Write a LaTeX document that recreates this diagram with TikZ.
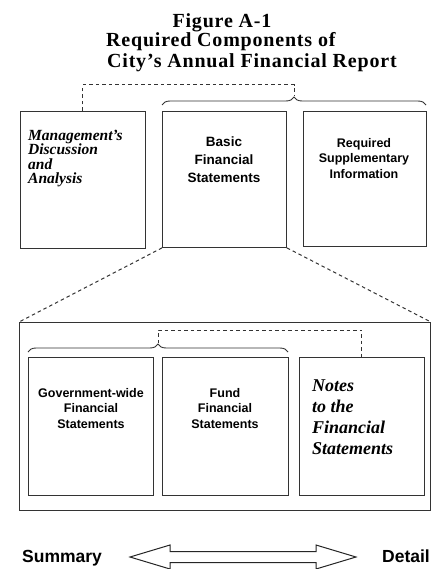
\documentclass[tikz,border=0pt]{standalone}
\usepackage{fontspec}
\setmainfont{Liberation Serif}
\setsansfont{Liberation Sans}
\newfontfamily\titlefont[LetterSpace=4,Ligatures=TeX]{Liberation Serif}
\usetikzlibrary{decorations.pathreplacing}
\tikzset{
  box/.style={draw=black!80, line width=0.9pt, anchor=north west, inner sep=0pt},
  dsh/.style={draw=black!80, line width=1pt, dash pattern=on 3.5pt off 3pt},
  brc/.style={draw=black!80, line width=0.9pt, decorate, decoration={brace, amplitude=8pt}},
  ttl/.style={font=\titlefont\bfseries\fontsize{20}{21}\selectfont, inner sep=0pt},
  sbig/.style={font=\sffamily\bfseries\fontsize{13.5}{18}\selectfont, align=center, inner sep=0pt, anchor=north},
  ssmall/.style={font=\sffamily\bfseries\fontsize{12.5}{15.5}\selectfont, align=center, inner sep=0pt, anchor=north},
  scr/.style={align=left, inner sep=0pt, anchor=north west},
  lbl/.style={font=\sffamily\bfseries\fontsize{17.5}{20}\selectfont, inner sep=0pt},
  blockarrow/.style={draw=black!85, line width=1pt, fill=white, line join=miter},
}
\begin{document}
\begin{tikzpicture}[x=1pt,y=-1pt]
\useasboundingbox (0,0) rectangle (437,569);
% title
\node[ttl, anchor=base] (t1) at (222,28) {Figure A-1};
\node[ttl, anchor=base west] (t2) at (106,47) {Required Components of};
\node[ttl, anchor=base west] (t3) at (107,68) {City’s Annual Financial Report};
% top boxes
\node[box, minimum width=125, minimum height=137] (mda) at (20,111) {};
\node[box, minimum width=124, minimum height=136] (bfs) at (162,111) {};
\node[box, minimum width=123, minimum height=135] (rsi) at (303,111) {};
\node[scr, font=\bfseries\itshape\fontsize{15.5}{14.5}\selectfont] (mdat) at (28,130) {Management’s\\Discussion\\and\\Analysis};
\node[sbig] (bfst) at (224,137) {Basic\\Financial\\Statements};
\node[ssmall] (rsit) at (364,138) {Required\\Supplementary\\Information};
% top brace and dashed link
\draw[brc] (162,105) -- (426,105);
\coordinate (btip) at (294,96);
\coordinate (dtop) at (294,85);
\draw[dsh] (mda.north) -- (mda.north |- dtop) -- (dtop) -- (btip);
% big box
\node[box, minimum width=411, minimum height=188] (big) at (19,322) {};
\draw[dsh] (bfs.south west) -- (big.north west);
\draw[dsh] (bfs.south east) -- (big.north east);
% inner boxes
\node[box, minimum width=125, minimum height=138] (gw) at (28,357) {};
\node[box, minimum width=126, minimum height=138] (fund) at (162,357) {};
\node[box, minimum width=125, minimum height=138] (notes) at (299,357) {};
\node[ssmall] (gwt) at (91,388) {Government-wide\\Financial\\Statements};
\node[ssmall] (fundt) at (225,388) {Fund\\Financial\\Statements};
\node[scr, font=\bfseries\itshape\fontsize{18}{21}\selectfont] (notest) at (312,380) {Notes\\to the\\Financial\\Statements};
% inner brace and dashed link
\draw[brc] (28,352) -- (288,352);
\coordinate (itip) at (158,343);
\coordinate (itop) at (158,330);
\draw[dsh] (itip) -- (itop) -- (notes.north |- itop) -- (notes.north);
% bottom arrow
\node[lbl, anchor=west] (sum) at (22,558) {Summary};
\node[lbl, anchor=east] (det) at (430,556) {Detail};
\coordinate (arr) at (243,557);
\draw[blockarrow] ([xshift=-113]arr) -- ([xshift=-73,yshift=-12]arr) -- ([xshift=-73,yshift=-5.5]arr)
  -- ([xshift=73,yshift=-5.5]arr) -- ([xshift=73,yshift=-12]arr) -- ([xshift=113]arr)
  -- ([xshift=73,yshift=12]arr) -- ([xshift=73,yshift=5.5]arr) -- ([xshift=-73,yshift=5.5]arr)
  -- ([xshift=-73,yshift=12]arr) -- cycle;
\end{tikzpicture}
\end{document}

WRITTEN EXERCISE | Go through the listing above and write it out again exactly, dropping the pictures.

RESPONSE TO THE EXERCISE |
Write a LaTeX document that recreates this diagram with TikZ.
\documentclass[tikz,border=0pt]{standalone}
\usepackage{fontspec}
\setmainfont{Liberation Serif}
\setsansfont{Liberation Sans}
\newfontfamily\titlefont[LetterSpace=4,Ligatures=TeX]{Liberation Serif}
\usetikzlibrary{decorations.pathreplacing}
\tikzset{
  box/.style={draw=black!80, line width=0.9pt, anchor=north west, inner sep=0pt},
  dsh/.style={draw=black!80, line width=1pt, dash pattern=on 3.5pt off 3pt},
  brc/.style={draw=black!80, line width=0.9pt, decorate, decoration={brace, amplitude=8pt}},
  ttl/.style={font=\titlefont\bfseries\fontsize{20}{21}\selectfont, inner sep=0pt},
  sbig/.style={font=\sffamily\bfseries\fontsize{13.5}{18}\selectfont, align=center, inner sep=0pt, anchor=north},
  ssmall/.style={font=\sffamily\bfseries\fontsize{12.5}{15.5}\selectfont, align=center, inner sep=0pt, anchor=north},
  scr/.style={align=left, inner sep=0pt, anchor=north west},
  lbl/.style={font=\sffamily\bfseries\fontsize{17.5}{20}\selectfont, inner sep=0pt},
  blockarrow/.style={draw=black!85, line width=1pt, fill=white, line join=miter},
}
\begin{document}
\begin{tikzpicture}[x=1pt,y=-1pt]
\useasboundingbox (0,0) rectangle (437,569);
% title
\node[ttl, anchor=base] (t1) at (222,28) {Figure A-1};
\node[ttl, anchor=base west] (t2) at (106,47) {Required Components of};
\node[ttl, anchor=base west] (t3) at (107,68) {City’s Annual Financial Report};
% top boxes
\node[box, minimum width=125, minimum height=137] (mda) at (20,111) {};
\node[box, minimum width=124, minimum height=136] (bfs) at (162,111) {};
\node[box, minimum width=123, minimum height=135] (rsi) at (303,111) {};
\node[scr, font=\bfseries\itshape\fontsize{15.5}{14.5}\selectfont] (mdat) at (28,130) {Management’s\\Discussion\\and\\Analysis};
\node[sbig] (bfst) at (224,137) {Basic\\Financial\\Statements};
\node[ssmall] (rsit) at (364,138) {Required\\Supplementary\\Information};
% top brace and dashed link
\draw[brc] (162,105) -- (426,105);
\coordinate (btip) at (294,96);
\coordinate (dtop) at (294,85);
\draw[dsh] (mda.north) -- (mda.north |- dtop) -- (dtop) -- (btip);
% big box
\node[box, minimum width=411, minimum height=188] (big) at (19,322) {};
\draw[dsh] (bfs.south west) -- (big.north west);
\draw[dsh] (bfs.south east) -- (big.north east);
% inner boxes
\node[box, minimum width=125, minimum height=138] (gw) at (28,357) {};
\node[box, minimum width=126, minimum height=138] (fund) at (162,357) {};
\node[box, minimum width=125, minimum height=138] (notes) at (299,357) {};
\node[ssmall] (gwt) at (91,388) {Government-wide\\Financial\\Statements};
\node[ssmall] (fundt) at (225,388) {Fund\\Financial\\Statements};
\node[scr, font=\bfseries\itshape\fontsize{18}{21}\selectfont] (notest) at (312,380) {Notes\\to the\\Financial\\Statements};
% inner brace and dashed link
\draw[brc] (28,352) -- (288,352);
\coordinate (itip) at (158,343);
\coordinate (itop) at (158,330);
\draw[dsh] (itip) -- (itop) -- (notes.north |- itop) -- (notes.north);
% bottom arrow
\node[lbl, anchor=west] (sum) at (22,558) {Summary};
\node[lbl, anchor=east] (det) at (430,556) {Detail};
\coordinate (arr) at (243,557);
\draw[blockarrow] ([xshift=-113]arr) -- ([xshift=-73,yshift=-12]arr) -- ([xshift=-73,yshift=-5.5]arr)
  -- ([xshift=73,yshift=-5.5]arr) -- ([xshift=73,yshift=-12]arr) -- ([xshift=113]arr)
  -- ([xshift=73,yshift=12]arr) -- ([xshift=73,yshift=5.5]arr) -- ([xshift=-73,yshift=5.5]arr)
  -- ([xshift=-73,yshift=12]arr) -- cycle;
\end{tikzpicture}
\end{document}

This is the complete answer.